Quote from the first line below through the line that contains "(ecap) at (135,580)", both included, and leave the pictures out.

------------------------------------------------

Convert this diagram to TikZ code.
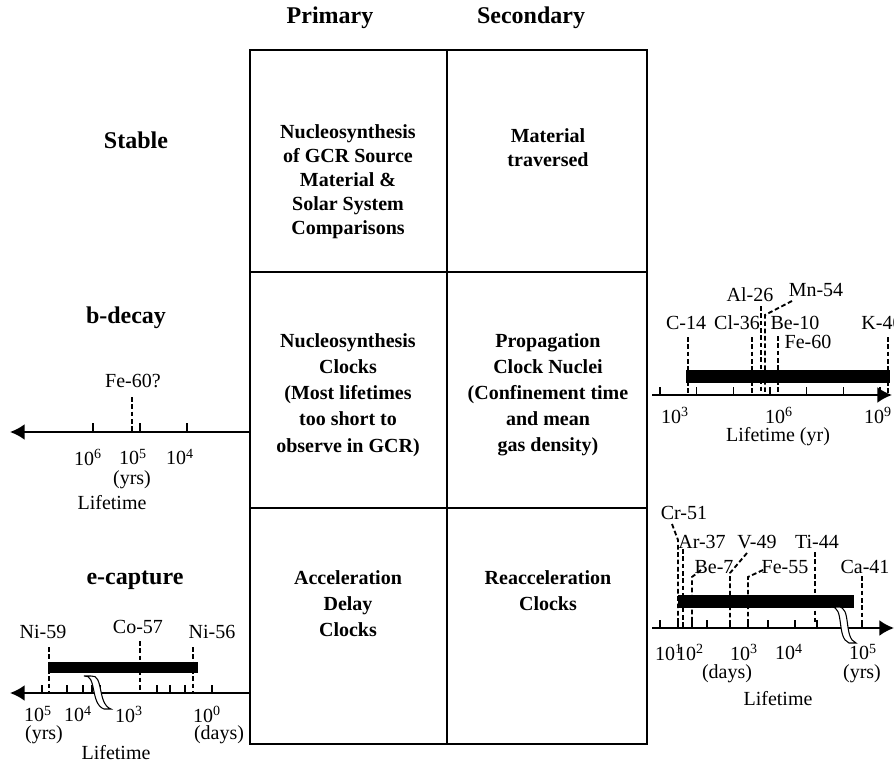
\documentclass[tikz,border=0pt]{standalone}
\usepackage{fontspec}
\setmainfont{Liberation Serif}
\usepackage{tikz}
\usetikzlibrary{arrows.meta, positioning}

\newcommand{\pw}[1]{10\textsuperscript{#1}}

\begin{document}
\begin{tikzpicture}[x=0.75pt, y=-0.75pt,
  grid/.style={line width=1.8pt},
  head/.style={font=\fontsize{18}{21}\selectfont\bfseries},
  cell/.style={align=center, font=\fontsize{15}{18}\selectfont\bfseries},
  tallcell/.style={align=center, font=\fontsize{15}{19.6}\selectfont\bfseries},
  lbl/.style={font=\fontsize{15}{17}\selectfont, inner sep=0pt},
  axis/.style={line width=1.6pt, -{Latex[length=11pt, width=12pt]}},
  tick/.style={line width=1pt},
  iso/.style={line width=1.4pt, dash pattern=on 3.5pt off 2pt},
  bar/.style={fill=black},
  brk/.style={fill=white, draw=black, line width=0.8pt}
]
  \useasboundingbox (0,0) rectangle (894,767);

  % table
  \draw[grid] (250,50) rectangle (647,744);
  \draw[grid] (447,50) -- (447,744);
  \draw[grid] (250,272) -- (647,272);
  \draw[grid] (250,508) -- (647,508);

  \node[head] (prim) at (330,18) {Primary};
  \node[head] (sec) at (531,18) {Secondary};
  \node[head] (stable) at (136,140) {Stable};
  \node[head] (bdecay) at (126,318) {b-decay};
  \node[head] (ecap) at (135,580) {e-capture};

  \node[cell] (nucsrc) at (348,182) {Nucleosynthesis\\of GCR Source\\Material \&\\Solar System\\Comparisons};
  \node[cell] (matter) at (548,148) {Material\\traversed};
  \node[tallcell] (nucclk) at (348,395) {Nucleosynthesis\\Clocks\\(Most lifetimes\\too short to\\observe in GCR)};
  \node[tallcell] (propclk) at (548,395) {Propagation\\Clock Nuclei\\(Confinement time\\and mean\\gas density)};
  \node[tallcell] (accclk) at (348,604) {Acceleration\\Delay\\Clocks};
  \node[tallcell] (reaccclk) at (548,591) {Reacceleration\\Clocks};

  % b-decay, primary
  \coordinate (ax0s) at (250,432);
  \coordinate (ax0e) at (10,432);
  \foreach \x in {93,140,187} \draw[tick] (\x,432) -- (\x,423);
  \draw[axis] (ax0s) -- (ax0e);
  \node[lbl] (fe60q) at (133,381) {Fe-60?};
  \draw[iso] (132,397) -- (132,432);
  \node[lbl] (t06) at (88,457) {\pw{6}};
  \node[lbl] (t05) at (133,457) {\pw{5}};
  \node[lbl] (t04) at (180,457) {\pw{4}};
  \node[lbl] (yrs0) at (132,480) {(yrs)};
  \node[lbl] (life0) at (112,503) {Lifetime};

  % e-capture, primary
  \coordinate (ax1s) at (250,693);
  \coordinate (ax1e) at (10,693);
  \draw[bar] (48,662) rectangle (197,672);
  \foreach \x in {42,67,83,92,100,157,170,185,212} \draw[tick] (\x,693) -- (\x,685);
  \draw[axis] (ax1s) -- (ax1e);
  \node[lbl] (ni59) at (43,632) {Ni-59};
  \node[lbl] (co57) at (138,627) {Co-57};
  \node[lbl] (ni56) at (212,632) {Ni-56};
  \draw[iso] (49,647) -- (49,693);
  \draw[iso] (140,641) -- (140,693);
  \draw[iso] (193,647) -- (193,693);
  \draw[brk] (84,676) .. controls (97,674) and (90,704) .. (104,709)
    -- (111,709) .. controls (97,704) and (104,674) .. (91,676) -- cycle;
  \node[lbl] (u05) at (38,714) {\pw{5}};
  \node[lbl] (u04) at (78,714) {\pw{4}};
  \node[lbl] (u03) at (129,714) {\pw{3}};
  \node[lbl] (u00) at (207,714) {\pw{0}};
  \node[lbl] (yrs1) at (44,735) {(yrs)};
  \node[lbl] (days1) at (219,735) {(days)};
  \node[lbl] (life1) at (116,753) {Lifetime};

  % b-decay, secondary
  \coordinate (ax2s) at (652,395);
  \coordinate (ax2e) at (892,395);
  \draw[bar] (686,370) rectangle (889,382);
  \foreach \x in {660,696.7,733.3,770,806.7,843.3,880} \draw[tick] (\x,395) -- (\x,387);
  \draw[axis] (ax2s) -- (ax2e);
  \node[lbl] (c14) at (686,323) {C-14};
  \node[lbl] (cl36) at (737,323) {Cl-36};
  \node[lbl] (al26) at (750,295) {Al-26};
  \node[lbl] (mn54) at (816,290) {Mn-54};
  \node[lbl] (be10) at (795,323) {Be-10};
  \node[lbl] (fe60) at (808,342) {Fe-60};
  \node[lbl] (k40) at (882,323) {K-40};
  \draw[iso] (688,337) -- (688,395);
  \draw[iso] (752,337) -- (752,395);
  \draw[iso] (761,306) -- (761,395);
  \draw[iso] (792,301) -- (765,315) -- (765,395);
  \draw[iso] (778,336) -- (778,395);
  \draw[iso] (888,337) -- (888,395);
  \node[lbl] (v03) at (675,415) {\pw{3}};
  \node[lbl] (v06) at (779,415) {\pw{6}};
  \node[lbl] (v09) at (878,415) {\pw{9}};
  \node[lbl] (life2) at (778,437) {Lifetime (yr)};

  % e-capture, secondary
  \coordinate (ax3s) at (652,628);
  \coordinate (ax3e) at (894,628);
  \draw[bar] (678,595) rectangle (853,607);
  \foreach \x in {660,678,692,707,730,748,768,795,817,862} \draw[tick] (\x,628) -- (\x,620);
  \draw[axis] (ax3s) -- (ax3e);
  \node[lbl] (cr51) at (684,513) {Cr-51};
  \node[lbl] (ar37) at (702,542) {Ar-37};
  \node[lbl] (be7) at (714,567) {Be-7};
  \node[lbl] (v49) at (757,542) {V-49};
  \node[lbl] (fe55) at (785,567) {Fe-55};
  \node[lbl] (ti44) at (817,542) {Ti-44};
  \node[lbl] (ca41) at (865,567) {Ca-41};
  \draw[iso] (672,524) -- (678,540) -- (678,628);
  \draw[iso] (683,549) -- (683,628);
  \draw[iso] (701,570) -- (692,577) -- (692,628);
  \draw[iso] (747,553) -- (730,573) -- (730,628);
  \draw[iso] (763,570) -- (748,577) -- (748,628);
  \draw[iso] (815,552) -- (815,622);
  \draw[iso] (862,576) -- (862,628);
  \draw[brk] (831,607) .. controls (845,606) and (836,638) .. (849,643)
    -- (856,643) .. controls (843,638) and (852,606) .. (838,607) -- cycle;
  \node[lbl] (w01) at (669,652) {\pw{1}};
  \node[lbl] (w02) at (690,652) {\pw{2}};
  \node[lbl] (w03) at (744,652) {\pw{3}};
  \node[lbl] (w04) at (789,652) {\pw{4}};
  \node[lbl] (w05) at (863,652) {\pw{5}};
  \node[lbl] (days3) at (727,674) {(days)};
  \node[lbl] (yrs3) at (862,674) {(yrs)};
  \node[lbl] (life3) at (778,699) {Lifetime};
\end{tikzpicture}
\end{document}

------------------------------------------------

**Full response:**
Convert this diagram to TikZ code.
\documentclass[tikz,border=0pt]{standalone}
\usepackage{fontspec}
\setmainfont{Liberation Serif}
\usepackage{tikz}
\usetikzlibrary{arrows.meta, positioning}

\newcommand{\pw}[1]{10\textsuperscript{#1}}

\begin{document}
\begin{tikzpicture}[x=0.75pt, y=-0.75pt,
  grid/.style={line width=1.8pt},
  head/.style={font=\fontsize{18}{21}\selectfont\bfseries},
  cell/.style={align=center, font=\fontsize{15}{18}\selectfont\bfseries},
  tallcell/.style={align=center, font=\fontsize{15}{19.6}\selectfont\bfseries},
  lbl/.style={font=\fontsize{15}{17}\selectfont, inner sep=0pt},
  axis/.style={line width=1.6pt, -{Latex[length=11pt, width=12pt]}},
  tick/.style={line width=1pt},
  iso/.style={line width=1.4pt, dash pattern=on 3.5pt off 2pt},
  bar/.style={fill=black},
  brk/.style={fill=white, draw=black, line width=0.8pt}
]
  \useasboundingbox (0,0) rectangle (894,767);

  % table
  \draw[grid] (250,50) rectangle (647,744);
  \draw[grid] (447,50) -- (447,744);
  \draw[grid] (250,272) -- (647,272);
  \draw[grid] (250,508) -- (647,508);

  \node[head] (prim) at (330,18) {Primary};
  \node[head] (sec) at (531,18) {Secondary};
  \node[head] (stable) at (136,140) {Stable};
  \node[head] (bdecay) at (126,318) {b-decay};
  \node[head] (ecap) at (135,580) {e-capture};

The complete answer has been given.